Farming with biodiversity: Towards Nature Positive Production at Scale
Transforming our global food systems is central to meeting the largest challenges faced by humanity, including climate change, biodiversity loss, food insecurity and risks to future pandemics. The current food system is responsible for a third of greenhouse gases, 80% of deforestation, 70% of terrestrial biodiversity loss, and has been linked to a dramatic rise in our exposure to zoonotic diseases, such as Ebola, SARS, and COVID-19.
A healthy future requires us to halt and reverse biodiversity loss and limit climate change while meeting the fundamental human right to healthy and nutritious food for all. It is only possible to achieve this by transforming our food systems and adopting nature-positive production practices at scale and within planetary boundaries. Different solutions will be required in different contexts, but agroecological approaches, that apply ecological and social principles to agricultural production, are a fundamental part of this transformation.

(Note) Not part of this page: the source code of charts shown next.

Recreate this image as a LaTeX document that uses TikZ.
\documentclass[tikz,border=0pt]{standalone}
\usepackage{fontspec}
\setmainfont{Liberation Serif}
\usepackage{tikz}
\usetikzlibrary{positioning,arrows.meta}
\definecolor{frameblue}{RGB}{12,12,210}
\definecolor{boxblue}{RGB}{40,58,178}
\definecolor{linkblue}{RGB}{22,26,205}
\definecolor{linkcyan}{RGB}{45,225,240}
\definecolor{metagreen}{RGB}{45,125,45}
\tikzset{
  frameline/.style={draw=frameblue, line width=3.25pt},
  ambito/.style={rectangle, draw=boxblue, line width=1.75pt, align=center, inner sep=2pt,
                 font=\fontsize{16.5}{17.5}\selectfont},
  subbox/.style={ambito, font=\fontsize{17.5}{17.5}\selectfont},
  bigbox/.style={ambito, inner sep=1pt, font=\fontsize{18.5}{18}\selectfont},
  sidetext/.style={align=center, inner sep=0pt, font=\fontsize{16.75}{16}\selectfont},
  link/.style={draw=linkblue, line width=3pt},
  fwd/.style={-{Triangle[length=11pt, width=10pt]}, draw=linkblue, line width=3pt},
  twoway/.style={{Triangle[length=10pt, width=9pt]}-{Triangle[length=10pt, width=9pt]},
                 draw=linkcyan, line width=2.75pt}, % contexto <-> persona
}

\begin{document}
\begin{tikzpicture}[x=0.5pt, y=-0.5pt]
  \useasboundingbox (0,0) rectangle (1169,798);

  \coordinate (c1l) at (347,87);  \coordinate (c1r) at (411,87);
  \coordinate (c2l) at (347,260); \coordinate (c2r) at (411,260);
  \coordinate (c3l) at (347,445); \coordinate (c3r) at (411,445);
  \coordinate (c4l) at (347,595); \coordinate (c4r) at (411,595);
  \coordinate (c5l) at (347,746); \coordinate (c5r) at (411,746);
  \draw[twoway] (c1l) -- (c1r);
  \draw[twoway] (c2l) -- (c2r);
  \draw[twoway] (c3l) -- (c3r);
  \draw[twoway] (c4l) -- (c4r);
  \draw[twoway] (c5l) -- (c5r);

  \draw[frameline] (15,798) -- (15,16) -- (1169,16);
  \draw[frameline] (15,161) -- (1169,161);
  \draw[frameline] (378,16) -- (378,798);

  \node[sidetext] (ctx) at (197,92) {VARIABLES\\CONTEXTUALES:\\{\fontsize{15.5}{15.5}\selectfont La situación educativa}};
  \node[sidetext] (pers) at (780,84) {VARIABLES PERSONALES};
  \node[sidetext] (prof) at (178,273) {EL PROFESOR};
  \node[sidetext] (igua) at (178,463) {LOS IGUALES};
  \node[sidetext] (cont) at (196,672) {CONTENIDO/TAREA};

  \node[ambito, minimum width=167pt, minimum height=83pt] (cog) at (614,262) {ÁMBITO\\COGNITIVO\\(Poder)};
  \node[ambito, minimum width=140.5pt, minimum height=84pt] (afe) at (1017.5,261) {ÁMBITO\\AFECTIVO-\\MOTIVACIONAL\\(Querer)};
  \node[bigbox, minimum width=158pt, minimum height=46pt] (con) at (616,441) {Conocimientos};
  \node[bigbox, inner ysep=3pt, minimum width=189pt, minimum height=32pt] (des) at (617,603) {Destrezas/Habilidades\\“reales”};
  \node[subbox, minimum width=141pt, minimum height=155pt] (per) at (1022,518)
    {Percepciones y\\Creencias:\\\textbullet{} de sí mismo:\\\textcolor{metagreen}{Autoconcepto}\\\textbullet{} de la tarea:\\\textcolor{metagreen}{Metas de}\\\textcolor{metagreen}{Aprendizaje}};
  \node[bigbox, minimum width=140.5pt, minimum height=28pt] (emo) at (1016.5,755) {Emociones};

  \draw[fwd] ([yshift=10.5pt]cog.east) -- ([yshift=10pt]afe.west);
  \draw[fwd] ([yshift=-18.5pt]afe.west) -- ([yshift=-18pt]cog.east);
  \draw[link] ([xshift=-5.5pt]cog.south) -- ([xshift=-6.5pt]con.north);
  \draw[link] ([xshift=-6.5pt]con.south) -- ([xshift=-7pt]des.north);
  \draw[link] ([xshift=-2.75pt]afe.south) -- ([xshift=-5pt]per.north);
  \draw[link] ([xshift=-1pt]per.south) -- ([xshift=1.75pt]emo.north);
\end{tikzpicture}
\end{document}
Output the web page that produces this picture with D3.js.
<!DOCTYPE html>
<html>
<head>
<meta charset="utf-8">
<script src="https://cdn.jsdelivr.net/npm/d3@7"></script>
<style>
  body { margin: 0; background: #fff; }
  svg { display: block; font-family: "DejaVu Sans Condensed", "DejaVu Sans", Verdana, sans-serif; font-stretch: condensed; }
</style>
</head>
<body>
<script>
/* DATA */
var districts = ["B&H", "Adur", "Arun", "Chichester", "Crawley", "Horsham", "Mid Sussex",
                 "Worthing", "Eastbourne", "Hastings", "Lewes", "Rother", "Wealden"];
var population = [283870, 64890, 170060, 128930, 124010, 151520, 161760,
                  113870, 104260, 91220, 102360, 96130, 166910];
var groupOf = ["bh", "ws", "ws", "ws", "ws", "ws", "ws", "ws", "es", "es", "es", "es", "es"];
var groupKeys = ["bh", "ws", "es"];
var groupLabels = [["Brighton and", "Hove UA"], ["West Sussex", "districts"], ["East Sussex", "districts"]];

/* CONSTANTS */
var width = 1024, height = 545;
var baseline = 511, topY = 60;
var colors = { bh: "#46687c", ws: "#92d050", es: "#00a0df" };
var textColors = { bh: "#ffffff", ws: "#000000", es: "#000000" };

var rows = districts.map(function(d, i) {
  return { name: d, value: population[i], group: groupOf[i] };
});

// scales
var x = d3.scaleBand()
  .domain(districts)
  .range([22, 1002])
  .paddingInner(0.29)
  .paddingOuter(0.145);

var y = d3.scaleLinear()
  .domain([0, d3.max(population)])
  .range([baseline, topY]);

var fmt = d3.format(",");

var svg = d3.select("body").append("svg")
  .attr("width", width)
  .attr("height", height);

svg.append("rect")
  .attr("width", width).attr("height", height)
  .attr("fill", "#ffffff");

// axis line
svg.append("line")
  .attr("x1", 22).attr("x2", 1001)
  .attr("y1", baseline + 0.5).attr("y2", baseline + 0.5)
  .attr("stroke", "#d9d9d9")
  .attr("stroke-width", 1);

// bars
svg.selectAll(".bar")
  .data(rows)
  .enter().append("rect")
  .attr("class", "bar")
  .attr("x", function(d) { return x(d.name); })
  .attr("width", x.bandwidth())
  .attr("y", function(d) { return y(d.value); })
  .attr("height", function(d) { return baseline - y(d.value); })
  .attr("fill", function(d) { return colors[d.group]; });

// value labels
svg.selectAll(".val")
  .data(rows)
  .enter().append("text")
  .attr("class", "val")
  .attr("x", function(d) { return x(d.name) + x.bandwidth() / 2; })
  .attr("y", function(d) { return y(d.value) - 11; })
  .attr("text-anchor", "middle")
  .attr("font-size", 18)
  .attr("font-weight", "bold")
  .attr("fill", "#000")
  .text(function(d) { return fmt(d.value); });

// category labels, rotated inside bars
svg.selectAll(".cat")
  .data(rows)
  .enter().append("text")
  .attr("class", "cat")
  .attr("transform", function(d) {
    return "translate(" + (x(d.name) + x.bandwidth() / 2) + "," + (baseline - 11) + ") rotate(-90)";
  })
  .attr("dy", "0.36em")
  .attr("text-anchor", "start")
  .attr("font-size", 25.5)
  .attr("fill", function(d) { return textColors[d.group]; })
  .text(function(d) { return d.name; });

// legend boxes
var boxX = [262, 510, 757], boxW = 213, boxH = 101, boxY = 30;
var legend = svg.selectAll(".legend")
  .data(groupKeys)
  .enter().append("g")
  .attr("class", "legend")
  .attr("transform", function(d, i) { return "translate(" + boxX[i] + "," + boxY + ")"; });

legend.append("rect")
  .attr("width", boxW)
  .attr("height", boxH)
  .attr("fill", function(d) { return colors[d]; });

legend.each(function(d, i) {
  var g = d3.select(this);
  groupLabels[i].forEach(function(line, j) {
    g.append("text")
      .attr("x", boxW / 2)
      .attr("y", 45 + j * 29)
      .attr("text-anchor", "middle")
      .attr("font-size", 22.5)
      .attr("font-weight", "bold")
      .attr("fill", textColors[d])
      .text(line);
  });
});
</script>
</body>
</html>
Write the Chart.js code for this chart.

The upcoming UN Food Systems Summit provides a unique opportunity to accelerate the adoption of agroecological approaches and to ensure that its relevant principles can be transferred to all nature-positive production practices. Aligned with outcomes of the conferences of the UN Framework to Combat Climate Change and UN Convention on Biological Diversity, such practices and principles when adopted at scale will bring us closer to achieving the 2030 Sustainability Agenda. Protecting nature and improving livelihoods, agroecological approaches deliver resilience and will advance all Sustainable Development Goals.
WWF is committed to further exploring how agroecological approaches can be implemented at pace and scale. We are delighted to present this paper, outlining the actions that can be taken at different levels and by different actors. We look forward to working in partnership with farming communities, civil society organizations, scientists, as well as public and private sectors to implement agroecological approaches as part of nature-positive food systems, for the benefit of both people and planet.